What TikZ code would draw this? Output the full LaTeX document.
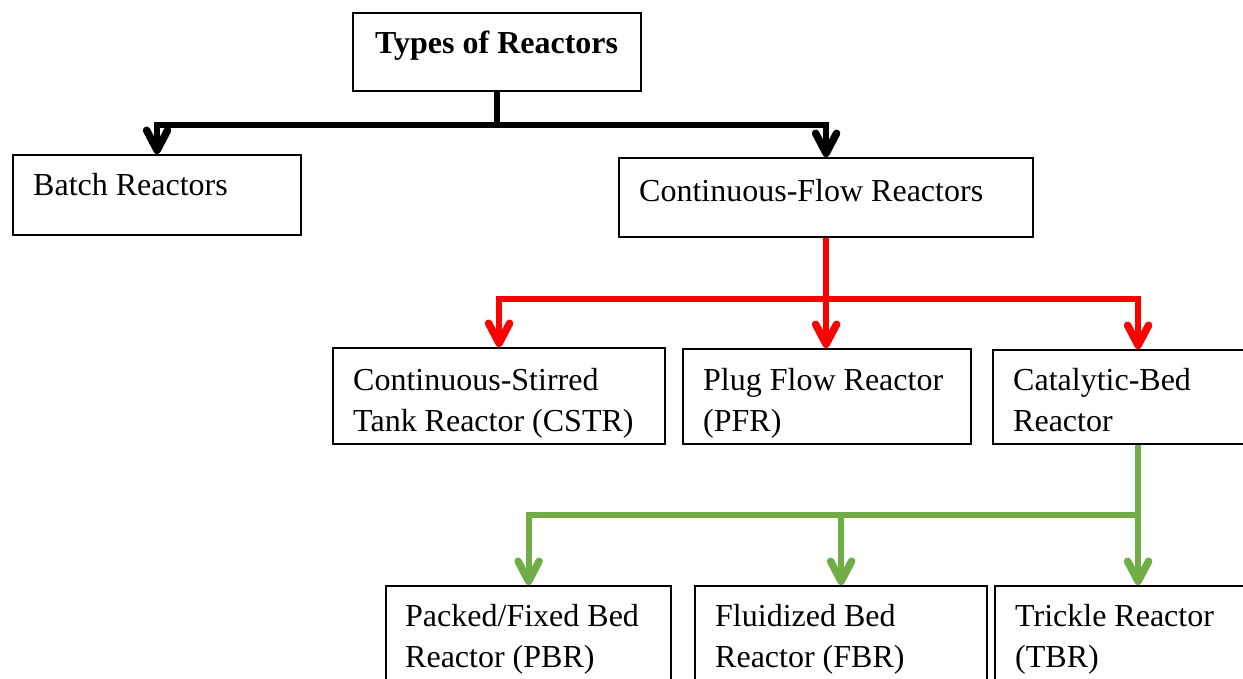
\documentclass[tikz,border=0pt]{standalone}
\usepackage{fontspec}
\setmainfont{Liberation Serif}
\usetikzlibrary{arrows.meta}
\definecolor{linkred}{HTML}{FF0000}
\definecolor{linkgreen}{HTML}{70AD47}
\begin{document}
\begin{tikzpicture}[x=1pt,y=-1pt,
  box/.style={draw, line width=2.2pt, anchor=north west, inner sep=0pt},
  lbl/.style={anchor=base west, inner sep=0pt, align=left,
              font=\fontsize{32}{41}\selectfont},
  link/.style={line width=6pt},
  tip/.style={-{Straight Barb[length=20pt,width=21pt,line width'=7.5pt,line cap=round,line join=round]}},
]
\useasboundingbox (0,0) rectangle (1243,678);
\clip (0,0) rectangle (1243,678);

% boxes
\node[box, minimum width=288pt, minimum height=78pt] (types) at (352,12) {};
\node[box, minimum width=288pt, minimum height=80pt] (batch) at (12,154) {};
\node[box, minimum width=414pt, minimum height=79pt] (cont)  at (618,157) {};
\node[box, minimum width=332pt, minimum height=96pt] (cstr)  at (332,347) {};
\node[box, minimum width=288pt, minimum height=95pt] (pfr)   at (682,348) {};
\node[box, minimum width=290pt, minimum height=94pt] (cat)   at (992,349) {};
\node[box, minimum width=285pt, minimum height=115pt] (pbr)  at (385,585) {};
\node[box, minimum width=292pt, minimum height=115pt] (fbr)  at (694,585) {};
\node[box, minimum width=286pt, minimum height=115pt] (tbr)  at (994,585) {};

% labels (two-line labels are placed by the baseline of their last line)
\node[lbl, font=\fontsize{32}{41}\selectfont\bfseries] (tTypes) at (375,53) {Types of Reactors};
\node[lbl] (tBatch) at (33,195) {Batch Reactors};
\node[lbl] (tCont)  at (639,201) {Continuous-Flow Reactors};
\node[lbl] (tCstr)  at (353,431) {Continuous-Stirred\\Tank Reactor (CSTR)};
\node[lbl] (tPfr)   at (703,431) {Plug Flow Reactor\\(PFR)};
\node[lbl] (tCat)   at (1013,431) {Catalytic-Bed\\Reactor};
\node[lbl] (tPbr)   at (405,667) {Packed/Fixed Bed\\Reactor (PBR)};
\node[lbl] (tFbr)   at (715,667) {Fluidized Bed\\Reactor (FBR)};
\node[lbl] (tTbr)   at (1015,667) {Trickle Reactor\\(TBR)};

% first level: black
\draw[link] (types.south) -- (types.south |- 0,125) coordinate (j1);
\draw[link,tip] (j1) -| (batch.north);
\draw[link,tip] (j1) -| (cont.north);

% second level: red
\draw[link,linkred] (cont.south) -- (cont.south |- 0,299) coordinate (j2);
\draw[link,linkred,tip] (j2) -- (pfr.north -| j2);
\draw[link,linkred,tip] (j2) -| (cstr.north);
\draw[link,linkred,tip] (j2) -| (cat.north);

% third level: green
\draw[link,linkgreen] (cat.south) -- (cat.south |- 0,515) coordinate (j3);
\draw[link,linkgreen,tip] (j3) -| (pbr.north);
\draw[link,linkgreen,tip] (j3) -| (fbr.north);
\draw[link,linkgreen,tip] (j3) -- (tbr.north);
\end{tikzpicture}
\end{document}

******

→ Given problem:
Copy all the data exactly as written, but skip any picture.

→ Exercise result:
What TikZ code would draw this? Output the full LaTeX document.
\documentclass[tikz,border=0pt]{standalone}
\usepackage{fontspec}
\setmainfont{Liberation Serif}
\usetikzlibrary{arrows.meta}
\definecolor{linkred}{HTML}{FF0000}
\definecolor{linkgreen}{HTML}{70AD47}
\begin{document}
\begin{tikzpicture}[x=1pt,y=-1pt,
  box/.style={draw, line width=2.2pt, anchor=north west, inner sep=0pt},
  lbl/.style={anchor=base west, inner sep=0pt, align=left,
              font=\fontsize{32}{41}\selectfont},
  link/.style={line width=6pt},
  tip/.style={-{Straight Barb[length=20pt,width=21pt,line width'=7.5pt,line cap=round,line join=round]}},
]
\useasboundingbox (0,0) rectangle (1243,678);
\clip (0,0) rectangle (1243,678);

% boxes
\node[box, minimum width=288pt, minimum height=78pt] (types) at (352,12) {};
\node[box, minimum width=288pt, minimum height=80pt] (batch) at (12,154) {};
\node[box, minimum width=414pt, minimum height=79pt] (cont)  at (618,157) {};
\node[box, minimum width=332pt, minimum height=96pt] (cstr)  at (332,347) {};
\node[box, minimum width=288pt, minimum height=95pt] (pfr)   at (682,348) {};
\node[box, minimum width=290pt, minimum height=94pt] (cat)   at (992,349) {};
\node[box, minimum width=285pt, minimum height=115pt] (pbr)  at (385,585) {};
\node[box, minimum width=292pt, minimum height=115pt] (fbr)  at (694,585) {};
\node[box, minimum width=286pt, minimum height=115pt] (tbr)  at (994,585) {};

% labels (two-line labels are placed by the baseline of their last line)
\node[lbl, font=\fontsize{32}{41}\selectfont\bfseries] (tTypes) at (375,53) {Types of Reactors};
\node[lbl] (tBatch) at (33,195) {Batch Reactors};
\node[lbl] (tCont)  at (639,201) {Continuous-Flow Reactors};
\node[lbl] (tCstr)  at (353,431) {Continuous-Stirred\\Tank Reactor (CSTR)};
\node[lbl] (tPfr)   at (703,431) {Plug Flow Reactor\\(PFR)};
\node[lbl] (tCat)   at (1013,431) {Catalytic-Bed\\Reactor};
\node[lbl] (tPbr)   at (405,667) {Packed/Fixed Bed\\Reactor (PBR)};
\node[lbl] (tFbr)   at (715,667) {Fluidized Bed\\Reactor (FBR)};
\node[lbl] (tTbr)   at (1015,667) {Trickle Reactor\\(TBR)};

% first level: black
\draw[link] (types.south) -- (types.south |- 0,125) coordinate (j1);
\draw[link,tip] (j1) -| (batch.north);
\draw[link,tip] (j1) -| (cont.north);

% second level: red
\draw[link,linkred] (cont.south) -- (cont.south |- 0,299) coordinate (j2);
\draw[link,linkred,tip] (j2) -- (pfr.north -| j2);
\draw[link,linkred,tip] (j2) -| (cstr.north);
\draw[link,linkred,tip] (j2) -| (cat.north);

% third level: green
\draw[link,linkgreen] (cat.south) -- (cat.south |- 0,515) coordinate (j3);
\draw[link,linkgreen,tip] (j3) -| (pbr.north);
\draw[link,linkgreen,tip] (j3) -| (fbr.north);
\draw[link,linkgreen,tip] (j3) -- (tbr.north);
\end{tikzpicture}
\end{document}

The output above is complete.